Reece Holder

Personal information
- Nationality: Australian/English
- Born: 20 August 2002 (age 23) Denmark Hill, Greater London, England
- Home town: Queensland, Australia
- Height: 1.85 m (6 ft 1 in)

Sport
- Sport: Athletics
- Event: Sprint

Achievements and titles
- Personal bests: 400m: 44.53 (Paris, 2024)

Medal record
Men's athletics
Representing Australia
World Relays
| Silver medal – second place | 2025 Guangzhou | Mixed 4×400 m relay |
| Bronze medal – third place | 2026 Gaborone | 4×400 m relay |
Summer World University Games
| Silver medal – second place | 2021 Chengdu | 400 m |

= Reece Holder =

Australian athlete (born 2002)

Reece Holder (born 20 August 2002) is an Australian sprinter. In 2026, he won the Australian Athletics Championships in the 400 metres.

==Biography==
From Wellington Point, Queensland, he is a member of Thompson Estate Athletics Club. At the age of 15 years-old, Holder won the national under-17 400 metres title.

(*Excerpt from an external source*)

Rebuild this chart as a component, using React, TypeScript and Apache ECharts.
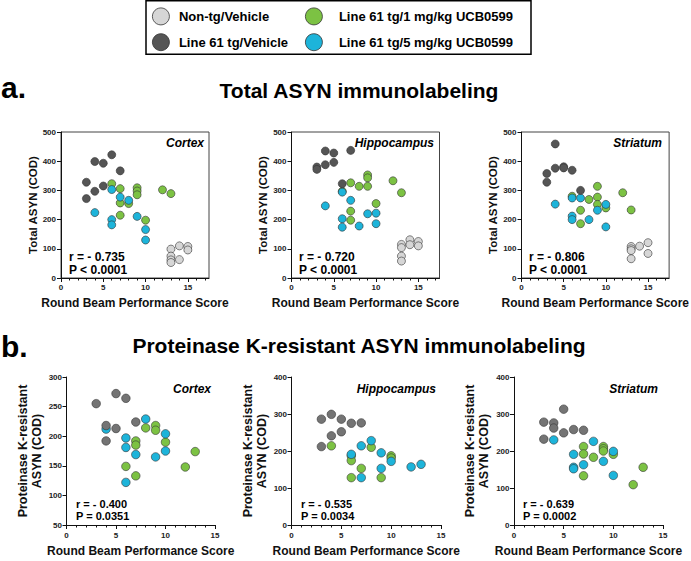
import React, { useEffect, useRef } from 'react';
import * as echarts from 'echarts';

const GROUPS = ['Non-tg/Vehicle', 'Line 61 tg/Vehicle', 'Line 61 tg/1 mg/kg UCB0599', 'Line 61 tg/5 mg/kg UCB0599'];
const REGIONS = ['Cortex', 'Hippocampus', 'Striatum'];
const X_LABEL_TICKS = [0, 5, 10, 15];

// a. Total ASYN immunolabeling  [Round Beam score, COD]
const totalCortexNonTg = [[13, 99], [13, 75], [13, 62], [13, 53], [14, 110], [14, 63], [15, 108], [15, 96]];
const totalCortexTgVeh = [[3, 328], [3, 272], [4, 399], [4, 297], [5, 393], [5, 315], [6, 422], [7, 367]];
const totalCortex1mg = [[6, 323], [7, 306], [7, 257], [7, 215], [8, 255], [9, 309], [9, 298], [9, 285], [10, 198], [12, 302], [13, 289]];
const totalCortex5mg = [[4, 224], [6, 303], [6, 200], [6, 182], [7, 277], [8, 266], [9, 211], [10, 166], [10, 130]];

const totalHippoNonTg = [[13, 115], [13, 104], [13, 75], [13, 58], [14, 131], [14, 114], [15, 125], [15, 110]];
const totalHippoTgVeh = [[3, 380], [3, 372], [4, 435], [4, 388], [5, 428], [5, 396], [6, 323], [7, 437]];
const totalHippo1mg = [[6, 297], [7, 326], [7, 229], [7, 198], [8, 314], [9, 353], [9, 343], [9, 314], [10, 255], [12, 333], [13, 292]];
const totalHippo5mg = [[4, 247], [6, 294], [6, 203], [6, 174], [7, 266], [8, 178], [9, 220], [10, 222], [10, 186]];

const totalStriatumNonTg = [[13, 108], [13, 100], [13, 94], [13, 66], [14, 109], [15, 121], [15, 84]];
const totalStriatumTgVeh = [[3, 358], [3, 328], [4, 459], [4, 376], [5, 381], [5, 377], [6, 369], [7, 300]];
const totalStriatum1mg = [[6, 280], [7, 232], [7, 186], [8, 269], [9, 314], [9, 277], [9, 252], [10, 240], [12, 292], [13, 233]];
const totalStriatum5mg = [[4, 253], [6, 274], [6, 212], [6, 200], [7, 274], [8, 200], [9, 232], [10, 252], [10, 175]];

// b. Proteinase K-resistant ASYN immunolabeling
const pkCortexTgVeh = [[3, 255], [4, 218], [4, 192], [5, 272], [5, 213], [6, 264], [7, 224]];
const pkCortex1mg = [[6, 149], [7, 192], [7, 185], [7, 133], [8, 214], [9, 218], [9, 210], [10, 190], [12, 148], [13, 174]];
const pkCortex5mg = [[4, 212], [6, 197], [6, 181], [6, 122], [7, 169], [8, 229], [9, 165], [10, 204], [10, 175]];

const pkHippoTgVeh = [[3, 286], [3, 212], [4, 299], [4, 241], [5, 286], [5, 252], [6, 275], [7, 276]];
const pkHippo1mg = [[4, 214], [6, 187], [6, 174], [6, 128], [7, 153], [8, 210], [9, 128], [10, 187], [10, 181]];
const pkHippo5mg = [[6, 191], [7, 214], [7, 128], [8, 228], [9, 195], [9, 153], [10, 172], [12, 157], [13, 164]];

const pkStriatumTgVeh = [[3, 278], [3, 232], [4, 276], [4, 262], [5, 313], [5, 249], [6, 258], [7, 256]];
const pkStriatum1mg = [[7, 212], [7, 192], [7, 133], [8, 183], [9, 212], [9, 206], [9, 200], [10, 191], [12, 109], [13, 156]];
const pkStriatum5mg = [[4, 230], [6, 191], [6, 156], [6, 152], [7, 163], [8, 226], [9, 172], [10, 199], [10, 134]];

const TOTAL_STATS = [['r = - 0.735', 'P < 0.0001'], ['r = - 0.720', 'P < 0.0001'], ['r = - 0.806', 'P < 0.0001']];
const PK_STATS = [['r = - 0.400', 'P = 0.0351'], ['r = - 0.535', 'P = 0.0034'], ['r = - 0.639', 'P = 0.0002']];

const FONT = '"Liberation Sans", Arial, Helvetica, sans-serif';
const COL_NONTG = '#d6d6d6';
const COL_TG_TOP = '#555555';
const COL_TG_BOTTOM = '#747474';
const COL_1MG = '#7cc243';
const COL_5MG = '#1db4da';

export default function App() {
  const ref = useRef<HTMLDivElement>(null);
  useEffect(() => {
    if (!ref.current) return;
    const chart = echarts.init(ref.current, undefined, { renderer: 'svg' });

    const topData = [
      [totalCortexNonTg, totalCortexTgVeh, totalCortex1mg, totalCortex5mg],
      [totalHippoNonTg, totalHippoTgVeh, totalHippo1mg, totalHippo5mg],
      [totalStriatumNonTg, totalStriatumTgVeh, totalStriatum1mg, totalStriatum5mg],
    ];
    const botData = [
      [null, pkCortexTgVeh, pkCortex1mg, pkCortex5mg],
      [null, pkHippoTgVeh, pkHippo1mg, pkHippo5mg],
      [null, pkStriatumTgVeh, pkStriatum1mg, pkStriatum5mg],
    ];

    const topLefts = [61, 291.5, 521.5];
    const botLefts = [66.5, 291.5, 514];
    const botWidths = [148.5, 149.5, 149];

    const grids: any[] = [];
    const xAxes: any[] = [];
    const yAxes: any[] = [];
    const series: any[] = [];
    const graphics: any[] = [];

    const tickLabel = { fontFamily: FONT, fontWeight: 'bold', fontSize: 8, color: '#222' };
    const axisName = { fontFamily: FONT, fontWeight: 'bold', fontSize: 12, color: '#111' };

    const addSeries = (panel: number, groups: any[], tgColor: string, size: number) => {
      const order = [0, 2, 3, 1];
      const colors = [COL_NONTG, tgColor, COL_1MG, COL_5MG];
      order.forEach((g) => {
        if (!groups[g]) return;
        series.push({
          type: 'scatter',
          name: GROUPS[g],
          xAxisIndex: panel,
          yAxisIndex: panel,
          data: groups[g],
          symbol: 'circle',
          symbolSize: size,
          itemStyle: { color: colors[g], borderColor: '#333', borderWidth: 0.6, opacity: 1 },
          emphasis: { disabled: true },
        });
      });
    };

    for (let i = 0; i < 3; i++) {
      grids.push({ left: topLefts[i], top: 132, width: 148, height: 146, show: true, borderColor: '#444', borderWidth: 1, backgroundColor: 'transparent' });
      xAxes.push({
        type: 'value', gridIndex: i, min: 0, max: 17.5, interval: 5,
        axisLine: { lineStyle: { color: '#111', width: 1 } },
        axisTick: { show: true, length: 4, customValues: X_LABEL_TICKS, lineStyle: { color: '#111' } },
        minorTick: { show: true, splitNumber: 5, length: 2.5, lineStyle: { color: '#111' } },
        axisLabel: { ...tickLabel, margin: 5, customValues: X_LABEL_TICKS, formatter: (v: number) => (v % 5 === 0 ? String(v) : '') },
        splitLine: { show: false },
        name: 'Round Beam Performance Score', nameLocation: 'middle', nameGap: 19, nameTextStyle: axisName,
      });
      yAxes.push({
        type: 'value', gridIndex: i, min: 0, max: 500, interval: 100,
        axisLine: { show: true, lineStyle: { color: '#111', width: 1 } },
        axisTick: { show: true, length: 4, lineStyle: { color: '#111' } },
        axisLabel: { ...tickLabel, margin: 5 },
        splitLine: { show: false },
        name: 'Total ASYN (COD)', nameLocation: 'middle', nameGap: 16,
        nameTextStyle: { ...axisName, fontSize: 11.5 },
      });
      addSeries(i, topData[i], COL_TG_TOP, 8);
    }

    for (let i = 0; i < 3; i++) {
      const gi = i + 3;
      grids.push({ left: botLefts[i], top: 377, width: botWidths[i], height: 148, show: false });
      xAxes.push({
        type: 'value', gridIndex: gi, min: 0, max: 15, interval: 5,
        axisLine: { lineStyle: { color: '#111', width: 1 } },
        axisTick: { show: true, length: 4, lineStyle: { color: '#111' } },
        minorTick: { show: true, splitNumber: 5, length: 2.5, lineStyle: { color: '#111' } },
        axisLabel: { ...tickLabel, margin: 6 },
        splitLine: { show: false },
        name: 'Round Beam Performance Score', nameLocation: 'middle', nameGap: 20, nameTextStyle: axisName,
      });
      yAxes.push({
        type: 'value', gridIndex: gi,
        min: i === 0 ? 50 : 0, max: i === 0 ? 300 : 400, interval: i === 0 ? 50 : 100,
        axisLine: { show: true, lineStyle: { color: '#111', width: 1 } },
        axisTick: { show: true, length: 4, lineStyle: { color: '#111' } },
        axisLabel: { ...tickLabel, margin: 4.5 },
        splitLine: { show: false },
        name: 'Proteinase K-resistant\nASYN (COD)', nameLocation: 'middle', nameGap: 23,
        nameTextStyle: { ...axisName, fontSize: 12.5, lineHeight: 14 },
      });
      addSeries(gi, botData[i], COL_TG_BOTTOM, 8.5);
    }

    const txt = (text: string, x: number, y: number, size: number, opts: any = {}) => ({
      type: 'text', x, y, silent: true,
      style: {
        text, fill: '#000', fontFamily: FONT, fontWeight: 'bold', fontSize: size,
        align: opts.align || 'left', textAlign: opts.align || 'left',
        verticalAlign: 'middle', textVerticalAlign: 'middle',
        fontStyle: opts.italic ? 'italic' : 'normal',
      },
    });

    // legend box
    graphics.push({ type: 'rect', silent: true, shape: { x: 146, y: 0.75, width: 385, height: 53.5 }, style: { fill: 'none', stroke: '#000', lineWidth: 1.5 } });
    // panel letters and titles
    graphics.push(txt('a.', 1, 87.5, 30));
    graphics.push(txt('Total ASYN immunolabeling', 359, 90, 21, { align: 'center' }));
    graphics.push(txt('b.', 1, 346, 30));
    graphics.push(txt('Proteinase K-resistant ASYN immunolabeling', 359, 345.5, 21, { align: 'center' }));

    const topRights = [204, 434, 662];
    const botRights = [211, 436, 658];
    const topStatX = [69, 299, 529];
    const botStatX = [76, 301, 523];
    for (let i = 0; i < 3; i++) {
      graphics.push(txt(REGIONS[i], topRights[i], 143, 12, { align: 'right', italic: true }));
      graphics.push(txt(REGIONS[i], botRights[i], 389, 12, { align: 'right', italic: true }));
      graphics.push(txt(TOTAL_STATS[i][0], topStatX[i], 257, 12));
      graphics.push(txt(TOTAL_STATS[i][1], topStatX[i], 269.5, 12));
      graphics.push(txt(PK_STATS[i][0], botStatX[i], 504, 11));
      graphics.push(txt(PK_STATS[i][1], botStatX[i], 516, 11));
    }

    const legendText = { fontFamily: FONT, fontWeight: 'bold', fontSize: 13, color: '#000' };
    chart.setOption({
      animation: false,
      backgroundColor: '#ffffff',
      legend: [
        { data: [GROUPS[0], GROUPS[1]], orient: 'vertical', left: 152, top: 7.5, padding: 0, itemWidth: 26, itemHeight: 17, itemGap: 8, icon: 'circle', selectedMode: false, textStyle: legendText, itemStyle: { borderColor: '#333', borderWidth: 0.8 } },
        { data: [GROUPS[2], GROUPS[3]], orient: 'vertical', left: 305, top: 7.5, padding: 0, itemWidth: 40, itemHeight: 17, itemGap: 8, icon: 'circle', selectedMode: false, textStyle: legendText, itemStyle: { borderColor: '#333', borderWidth: 0.8 } },
      ],
      grid: grids,
      xAxis: xAxes,
      yAxis: yAxes,
      series,
      graphic: graphics,
    });
    return () => chart.dispose();
  }, []);
  return <div ref={ref} style={{ position: 'absolute', left: 0, top: 0, width: 691, height: 561 }} />;
}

He ran a 400 metres personal best of 44.79 in Chengdu in August 2023, to win a silver medal at the delayed 2021 Summer World University Games. This time placed him into the top-5 all time Australian 400m runners.

He was selected for the Australian team to run the individual 400 metres at the 2024 Paris Olympics. There, in the qualification heat of the 400 metres event he ran a personal best time of 44.53 and in his semifinal finished in fifth place.

He was a member of the Australian team in the Mixed 4x400m relay at the 2025 World Athletics Relays which set a new Oceania record of 3:12.34, taking nearly five seconds off the previous best mark set in 2021, and became the first Mixed team in Australian history to qualify for a major championships, qualifying on the first day of the competition for the 2025 World Championships. Australia went on to win the silver medal in the final of the event on the second day of the competition as Holder transferred across to help qualify the men's 4x400m relay for the 2025 World Championships in the second round of qualifying. He won at the Golden Grand Prix in Tokyo, Japan, running the 400m in 44.76 seconds on 18 May 2025.

He was selected for the Australian team for the 2025 World Athletics Championships in Tokyo, Japan, running a season's best 44.54 seconds to qualify for the 400m semi-finals, before placing third in his semi-final in 44.63 seconds. He also ran in the men's 4 x 400 metres relay in which the Australian team ran a national record before being disqualified for an illegal handover.

On 11 April 2026, Holder ran 45.11 seconds to win the 400 m at the 2026 Australian Championships. Competing at the 2026 World Athletics Relays in Botswana, he was part of the Australian men's 4 x 400 metres relay team alongside Luke van Ratingen, Matthew Hunt, and Aidan Murphy who set a new Oceania record of 2:57.30 breaking the previous best that had stood since 1984. The following day he ran in the final of the men's 4 x 400 m relay as the Australian team ran a national record 2:55.20 to win the bronze medal and move to sixth on the world all-time list. In July 2026, he was a semi-finalist in the 400 metres at the 2026 Commonwealth Games in Glasgow, Scotland.

==Personal life==
Holder was born in England before moving to Queensland, Australia during primary school. He graduated from Wellington Point State High School in 2020 during the COVID-19 lockdown. He attended Queensland University of Technology. His father is from Trinidad and Tobago.